Burning Mountain is a unique geological feature in Australia — and worldwide, even. It’s a coal seam that’s been burning underground for approximately 6000 years, and it sits just off the New England Highway north of Scone, NSW. Although there are speculations on how the coal was first lit — perhaps a lightning strike when it was at the surface — no one really knows.

Burning Mountain Reserve, NSW, June 2014
We spend the night at the parking area at the start of the track to the top of Mount Wingen. Other travellers are also camping there for the night — situating themselves around the picnic tables and fireplaces — but although it's free, there's a lot of noise from the highway and it's hard to find a level place to park the bus.

Burning Mountain Reserve, NSW, June 2014
The walk from the carpark to the actual "burning mountain" is probably a bit longer than the advertised 4.6km-return-journey.

Burning Mountain Reserve, NSW, June 2014
A sign recounts the local Indigenous people's story of how Burning Mountain caught alight: "One day, the Gummaroi (or Kamilaroi) people to the north sent a raiding party to Broke to steal Wonnarua women for wives. The Wiradjuri to the west, who were friends of the Wonnarua, told them of the Gummaroi plans. The Wonnarua gathered all of their warriors and sent them to do battle with the Gummaroi. The wives of the Wonnarua warriors waited for their husbands to return. All came back, except one. The wife of that one started to worry. She went up high and sat on top of a rock cliff overlooking the valley to the south to wait for her husband. She waited and waited, but when he did not return she knew that he had died during the battle. She cried until she could cry no more. She could not live without her husband, so she asked Baayami, the great sky god, to kill her. Baayami could not kill her so he turned her to stone. As she was turning to stone she wept tears of fire which rolled down the hillside and set the mountain alight."

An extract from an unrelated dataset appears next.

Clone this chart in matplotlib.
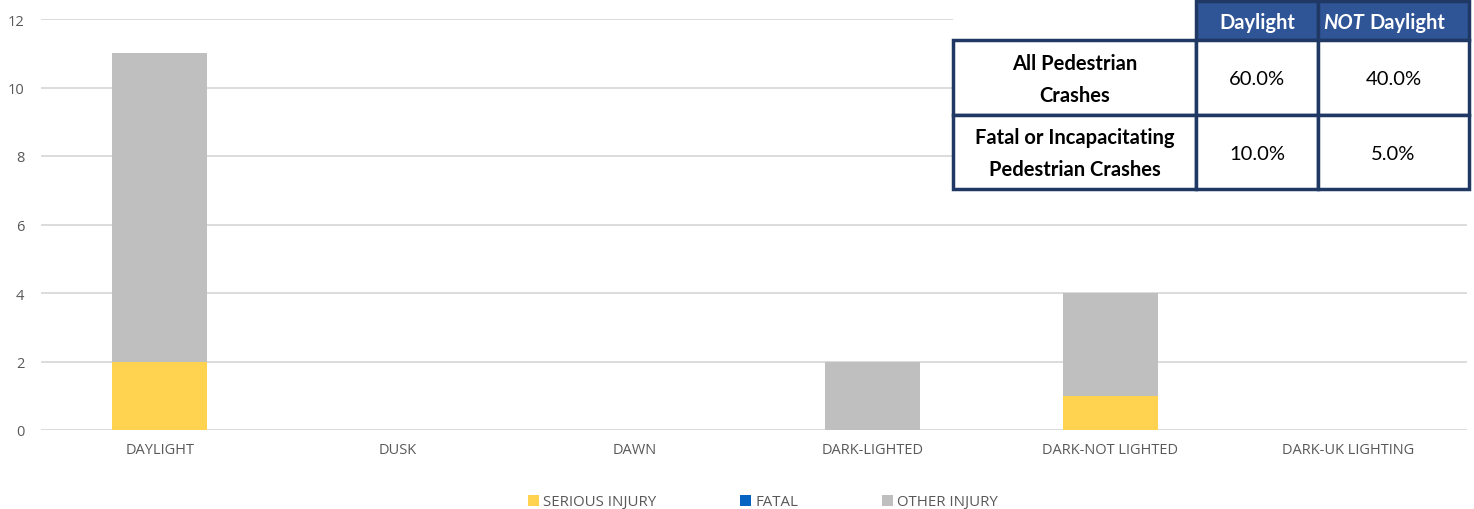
import matplotlib
matplotlib.use("Agg")
import matplotlib.pyplot as plt
from matplotlib.patches import Rectangle
import numpy as np

categories = ["DAYLIGHT", "DUSK", "DAWN", "DARK-LIGHTED", "DARK-NOT LIGHTED", "DARK-UK LIGHTING"]
serious = [2, 0, 0, 0, 1, 0]
fatal = [0, 0, 0, 0, 0, 0]
other = [9, 0, 0, 2, 3, 0]
series_names = ["SERIOUS INJURY", "FATAL", "OTHER INJURY"]
colors = ["#FFD34F", "#0563C1", "#BFBFBF"]

table_cols = ["Daylight", "NOT Daylight"]
table_rows = ["All Pedestrian\nCrashes", "Fatal or Incapacitating\nPedestrian Crashes"]
table_vals = [["60.0%", "40.0%"], ["10.0%", "5.0%"]]

W, H = 1474, 510
fig = plt.figure(figsize=(W / 100, H / 100), dpi=100)
ax = fig.add_axes([41 / W, 1 - 431 / H, (1467 - 41) / W, (431 - 20) / H])

x = np.arange(len(categories))
bw = 0.4
b0 = np.zeros(len(categories))
for vals, name, c in zip([serious, fatal, other], series_names, colors):
    ax.bar(x, vals, bw, bottom=b0, color=c, label=name, zorder=3)
    b0 = b0 + np.array(vals)

ax.set_xlim(-0.5, len(categories) - 0.5)
ax.set_ylim(0, 12)
ax.set_yticks(range(0, 13, 2))
ax.yaxis.grid(True, color="#D9D9D9", linewidth=1.3, zorder=0)
ax.set_axisbelow(True)
for s in ax.spines.values():
    s.set_visible(False)
ax.tick_params(axis="both", length=0, labelsize=10.5, labelcolor="#595959", pad=9)
ax.tick_params(axis="y", pad=12)
ax.set_xticks(x)
ax.set_xticklabels(categories, fontfamily="Open Sans")
for lab in ax.get_yticklabels():
    lab.set_fontfamily("Open Sans")

leg = fig.legend(loc="center", bbox_to_anchor=(763 / W, 1 - 503 / H), ncol=3, frameon=False,
                 prop={"family": "Open Sans", "size": 10.8}, handlelength=0.7, handleheight=0.7,
                 columnspacing=5.6, handletextpad=0.3)
for t in leg.get_texts():
    t.set_color("#595959")

# Table overlay (pixel coordinates, y from top)
def px(xp, yp):
    return xp / W, 1 - yp / H

navy = "#1F3864"
head = "#2F5597"
xs = [953, 1196, 1318, 1469]
ys_head = (2, 41)
ys = [41, 116, 190]

def rect(x0, y0, x1, y1, fc, lw=0, ec="none", z=10):
    fig.patches.append(Rectangle(px(x0, y1), (x1 - x0) / W, (y1 - y0) / H, transform=fig.transFigure,
                                 facecolor=fc, edgecolor=ec, linewidth=lw, zorder=z))

# white cover
rect(953, 0, 1474, 192, "white", z=9)
# header cells
rect(1196, ys_head[0], 1318, ys_head[1], head, lw=2.5, ec=navy)
rect(1318, ys_head[0], 1469, ys_head[1], head, lw=2.5, ec=navy)
# body cells
for r in range(2):
    for cidx in range(3):
        rect(xs[cidx], ys[r], xs[cidx + 1], ys[r + 1], "white", lw=2.5, ec=navy)

tf = "Lato"
fs = 14.5
hx1 = (1196 + 1318) / 2
fig.text(*px(hx1, 23), table_cols[0], ha="center", va="center", color="white", fontsize=fs,
         fontweight="bold", fontfamily=tf, zorder=12)
not_word, day_word = table_cols[1].split(" ", 1)
fig.text(*px(1364, 23), not_word, ha="right", va="center", color="white", fontsize=fs,
         fontweight="bold", fontstyle="italic", fontfamily=tf, zorder=12)
fig.text(*px(1369, 23), day_word, ha="left", va="center", color="white", fontsize=fs,
         fontweight="bold", fontfamily=tf, zorder=12)
for r in range(2):
    yc = (ys[r] + ys[r + 1]) / 2
    fig.text(*px((xs[0] + xs[1]) / 2, yc + 1), table_rows[r], ha="center", va="center", color="black",
             fontsize=fs, fontweight="bold", fontfamily=tf, linespacing=1.75, zorder=12)
    for cidx in range(2):
        fig.text(*px((xs[cidx + 1] + xs[cidx + 2]) / 2, yc + 1), table_vals[r][cidx], ha="center", va="center",
                 color="black", fontsize=fs, fontfamily=tf, zorder=12)

fig.savefig("out.png", dpi=100)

Walking on the track, Burning Mountain Reserve, NSW, June 2014
It takes our family two hours to complete the 5km. I'm so pleased that we've started tackling long walks again — and without me having to carry anyone!

Walking on the track, Burning Mountain Reserve, NSW, June 2014
Given that we're climbing to the top of a 550-metre mountain, the track is comprised of many low steps and is consequentially much easier on the way back than on the way there!

Walking on the track, Burning Mountain Reserve, NSW, June 2014
Areas where the underground fire has passed through show evidence of being baked from the heat.

Cow's backbone, on the track, Burning Mountain Reserve, NSW, June 2014
The reserve must be used for cattle grazing because we see evidence all along the track — but no live animals. Someone moved this cow's backbone onto an anthill so the bones would be picked clean more quickly.

Prickly pear, June 2014
We start to find evidence of prickly pear along the track. Brioni is intrigued with the story of this invasive weed. It was introduced from Brazil to Australia with the first fleet of European settlers in 1788 and rapidly spread through the eastern states. Prickly pear was brought under control in the 1920s and 1930s with the introduction of cactoblastis caterpillars — arguably the world's most spectacular example of successful weed biological control.

Burning Mountain Reserve, NSW, June 2014
A platform at the top of Mount Wingen provides a view of the baked soils.

Burning Mountain Reserve, NSW, June 2014
At the summit, the dirt has changed to a bright red because of oxidation of iron compounds in the soils. The white is not ash, but a mixture of sinter, alum and sulphur that formed on the surface from the highly acidic gases escaping from the burning seam 30m below.

Burning Mountain Reserve, NSW, June 2014
The site of the burning seam advances one metre each year, and its heat ensures nothing on the surface remains alive.

Burning Mountain Reserve, NSW, June 2014
Aisha and Brioni are intrigued by the heat escaping from small holes in the gorund — although they're not enamoured with the sulphurous odours!

We’ve driven past this feature many times before as we’ve travelled along the New England Highway. I’m so glad that this time we took the opportunity to stop and explore Mount Wingan. The signs along the path provided historical, mystical, scientific and contextual stories for us to discuss as we climbed the summit. I’m also so pleased to learn that a 5-kilometre walk is not too difficult for our family — all it takes to keep the girls happy and walking are some well-timed calorie offerings!

If you’re travelling between Tamworth and Scone, make the stop for the scenic walk and enjoy the unique features and educational lessons of Burning Mountain!